MPIジャパンは5月27日、六本木アカデミーヒルズで「MPIジャパン5月度セミナー」を開催した。
今回は(株)ホットスケープ代表取締役の前野伸幸氏が「ホットスケープの挑戦~企業の求めるMICEを実現するイベント・マネージメント力」と題して、イベント運営や施設のコンサルティングの経験から、イベントの成功や施設の反映へのアドバイスやイベント業界発展への提言を行なった。
講演に先立ち山本牧子会長が「トリップアドバイザー」の世界の主要都市ランキングで東京が高い評価を得ていることや、開催を控えていたオフサイトミーティングを再開しているという自身の経験を交えて、日本MICE復調の兆しが見えていると語った。また、浅井名誉会長は、会員外の参加が多かったことから、あらためてMPIの活動内容を紹介した。
前野氏は自社の、(1)イベントをつくる仕事と(2)施設運営とコンサルティングの2つの事業について、大手主催企業との取組みで得たノウハウやアドバイスを語った。
(1)イベントをつくる仕事
主催企業から広告代理店、イベント企画会社を経て制作会社に依頼されるという既存のイベント業務受注の流れから脱却し、直接主催企業から受注する形をとっている。イベントをつくることが仕事ではなく、企業の問題解決を自らの業務と捉えて、その手段としてイベントを活用することもある、という考え方を明かした。そのような関係を構築するための主催企業との価値共有には、自社の独自性、優位性、提供できる価値を明示できることが必要とした。
担当1名がイベントを成功させるためのジョブデザインを行ない、すべてのプログラムについて責任を担うワンストップ体制。自社で140人にのぼる登録スタッフを抱える運営力というホットスケープ社の2点の強みとし、その背景について説明した。
(2)施設運営とコンサルティング(顧客と施設をつなぐ力)
主催者に代わり会場を選定したり、主催者が探してきた会場もホットスケープ社がチェックしてから契約するなど、顧客との信頼関係を築かれている。そのために、同社では具体的な評価基準を策定し、主催者が望むイベント内容と会場機能とのミスマッチをなくす努力を欠かしていない。

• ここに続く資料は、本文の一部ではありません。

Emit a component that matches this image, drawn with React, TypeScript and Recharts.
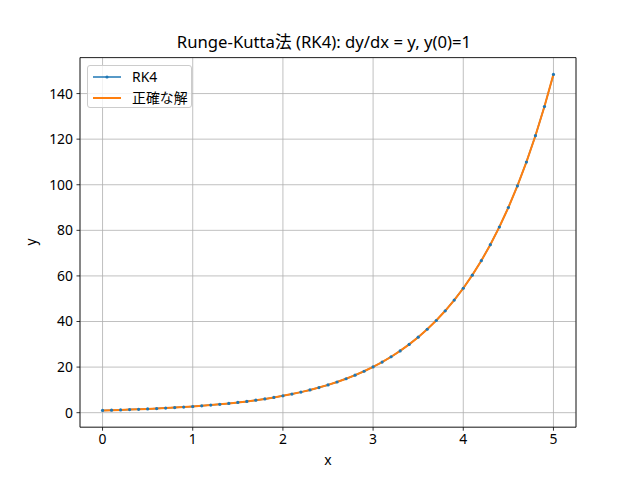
import React from 'react';
import { ComposedChart, Line, XAxis, YAxis, CartesianGrid, ReferenceLine } from 'recharts';

// x grid used by the solver, h = 0.1
const xs = [
  0.0, 0.1, 0.2, 0.3, 0.4, 0.5, 0.6, 0.7, 0.8, 0.9,
  1.0, 1.1, 1.2, 1.3, 1.4, 1.5, 1.6, 1.7, 1.8, 1.9,
  2.0, 2.1, 2.2, 2.3, 2.4, 2.5, 2.6, 2.7, 2.8, 2.9,
  3.0, 3.1, 3.2, 3.3, 3.4, 3.5, 3.6, 3.7, 3.8, 3.9,
  4.0, 4.1, 4.2, 4.3, 4.4, 4.5, 4.6, 4.7, 4.8, 4.9,
  5.0,
];

const rk4 = [
  1.0, 1.105, 1.221, 1.35, 1.492, 1.649, 1.822, 2.014, 2.226, 2.46,
  2.718, 3.004, 3.32, 3.669, 4.055, 4.482, 4.953, 5.474, 6.05, 6.686,
  7.389, 8.166, 9.025, 9.974, 11.023, 12.182, 13.464, 14.88, 16.445, 18.174,
  20.085, 22.198, 24.532, 27.113, 29.964, 33.115, 36.598, 40.447, 44.701, 49.402,
  54.598, 60.34, 66.686, 73.7, 81.451, 90.017, 99.484, 109.947, 121.51, 134.289,
  148.412,
];

const exact = [
  1.0, 1.105, 1.221, 1.35, 1.492, 1.649, 1.822, 2.014, 2.226, 2.46,
  2.718, 3.004, 3.32, 3.669, 4.055, 4.482, 4.953, 5.474, 6.05, 6.686,
  7.389, 8.166, 9.025, 9.974, 11.023, 12.182, 13.464, 14.88, 16.445, 18.174,
  20.086, 22.198, 24.533, 27.113, 29.964, 33.115, 36.598, 40.447, 44.701, 49.402,
  54.598, 60.34, 66.686, 73.7, 81.451, 90.017, 99.484, 109.947, 121.51, 134.29,
  148.413,
];

const xTicks = [0, 1, 2, 3, 4, 5];
const yTicks = [0, 20, 40, 60, 80, 100, 120, 140];

const data = xs.map((x, i) => ({ x, rk4: rk4[i], exact: exact[i] }));

const FONT = '"Noto Sans", "Noto Sans CJK JP", sans-serif';
const BLUE = '#1f77b4';
const ORANGE = '#ff7f0e';
const X_DOMAIN: [number, number] = [-0.25, 5.25];
const Y_DOMAIN: [number, number] = [-6.37, 155.78];

const tickStyle = { fill: '#000', fontSize: 13.9, fontFamily: FONT };

export default function App() {
  return (
    <div style={{ position: 'absolute', left: 0, top: 0, width: 640, height: 480, background: '#fff', fontFamily: FONT }}>
      <ComposedChart
        width={640}
        height={480}
        data={data}
        margin={{ top: 57.6, right: 64, bottom: 0, left: 0 }}
      >
        <CartesianGrid stroke="#b0b0b0" strokeWidth={0.8} />
        <XAxis
          dataKey="x"
          type="number"
          domain={X_DOMAIN}
          ticks={xTicks}
          height={52.8}
          tick={tickStyle}
          tickSize={3.5}
          tickMargin={3.5}
          axisLine={{ stroke: '#000', strokeWidth: 0.8 }}
          tickLine={{ stroke: '#000', strokeWidth: 0.8 }}
          label={{ value: 'x', position: 'insideBottom', offset: 15, fill: '#000', fontSize: 13.9, fontFamily: FONT }}
        />
        <YAxis
          type="number"
          domain={Y_DOMAIN}
          ticks={yTicks}
          width={80}
          tick={tickStyle}
          tickSize={3.5}
          tickMargin={3.5}
          axisLine={{ stroke: '#000', strokeWidth: 0.8 }}
          tickLine={{ stroke: '#000', strokeWidth: 0.8 }}
          label={{
            content: () => (
              <text x={32} y={242} transform="rotate(-90, 32, 242)" textAnchor="middle" dominantBaseline="middle"
                fill="#000" fontSize={13.9} fontFamily={FONT}>y</text>
            ),
          }}
        />
        <ReferenceLine x={X_DOMAIN[1]} stroke="#000" strokeWidth={0.8} />
        <ReferenceLine y={Y_DOMAIN[1]} stroke="#000" strokeWidth={0.8} />
        <Line
          dataKey="rk4"
          type="linear"
          stroke={BLUE}
          strokeWidth={1.5}
          dot={{ r: 1.6, fill: BLUE, stroke: BLUE, strokeWidth: 0 }}
          activeDot={false}
          isAnimationActive={false}
        />
        <Line
          dataKey="exact"
          type="linear"
          stroke={ORANGE}
          strokeWidth={2}
          dot={false}
          activeDot={false}
          isAnimationActive={false}
        />
      </ComposedChart>

      <div style={{ position: 'absolute', left: 76, top: 31, width: 496, textAlign: 'center', fontSize: 16.7, lineHeight: '22px', color: '#000' }}>
        Runge-Kutta法 (RK4): dy/dx = y, y(0)=1
      </div>

      <div style={{
        position: 'absolute', left: 87, top: 65, width: 105, height: 43,
        border: '1px solid #cccccc', borderRadius: 3, background: 'rgba(255,255,255,0.8)', boxSizing: 'border-box',
      }}>
        {[{ name: 'RK4', color: BLUE, marker: true }, { name: '正確な解', color: ORANGE, marker: false }].map((it, i) => (
          <div key={it.name} style={{ position: 'absolute', left: 4, top: 0.5 + i * 21, height: 20, display: 'flex', alignItems: 'center' }}>
            <svg width={30} height={20} style={{ display: 'block' }}>
              <line x1={1} y1={10} x2={29} y2={10} stroke={it.color} strokeWidth={it.marker ? 1.5 : 2} />
              {it.marker && <circle cx={15} cy={10} r={1.6} fill={it.color} />}
            </svg>
            <span style={{ marginLeft: 10, fontSize: 13.9, color: '#000', lineHeight: '20px' }}>{it.name}</span>
          </div>
        ))}
      </div>
    </div>
  );
}
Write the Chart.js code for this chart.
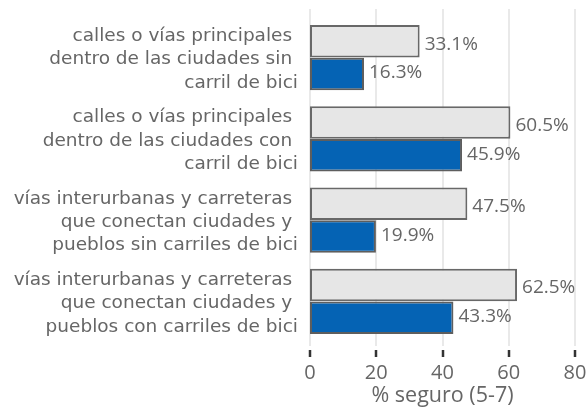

前野氏はプランナーの視点から施設管理者に下記を提案した。
1. 詳細で実態と違いのない図面の提供
平面図、断面図、天井図、電源図などをHPでアップすることで、プランナーの手間を省くこと。また映像機器の設置計画や会場設計に影響するシャンデリアや突起物、また搬入機器の置き場所やバックヤードまで含めた図面がプランナーに大きく役立つ。
2.搬入条件の明確化
イベントに多くの機材を持ち込む際には多くの業者が別々に機材を持ち込むことが多い。連絡の齟齬を防ぐためにも詳細のマニュアルの設定が望まれる。
3.回答のスピード
空き状況の確認(仮おさえルールの明確化)、レイアウト図の提供、メニューの提案、見積り(料金設定の明確化)など、基準となるものを作成することで、施設営業者の早いレスポンスが必要。プランナーが主催企業に提案するタイミングに合わないことも多い、と現状を指摘した。
また、ダブルブッキング、顧客の要望を断るだけで代替案をださない、警備員・担当の態度が悪い、搬入出に時間がかかる、荷捌場が狭い・有料、エレベーターが小さい、図面と実寸が違いすぎる 、管理費を計上しているのにスタッフが立ち会わない、機材の使い方をだれも解らない 、営業と打ち合わせたことが現場に伝わっていないなど、利用者から施設側へのクレームの具体例をあげた。しかし、主催者側への配慮からこのようなクレームを施設側に伝えることは少ないと実情を語った。またクレームの内容を分析し、7割が人的問題にあり、施設管理者の努力で改善できると話した。
最後に、どのイベントにも最適といことはなく、タイプごとに適した会場がある。自社施設の強みと弱みをプランナーにわかりやすく伝えることで、会場のミスマッチを減らせる。それが業界全体の最適化につながると、施設関係者にエールをおくった。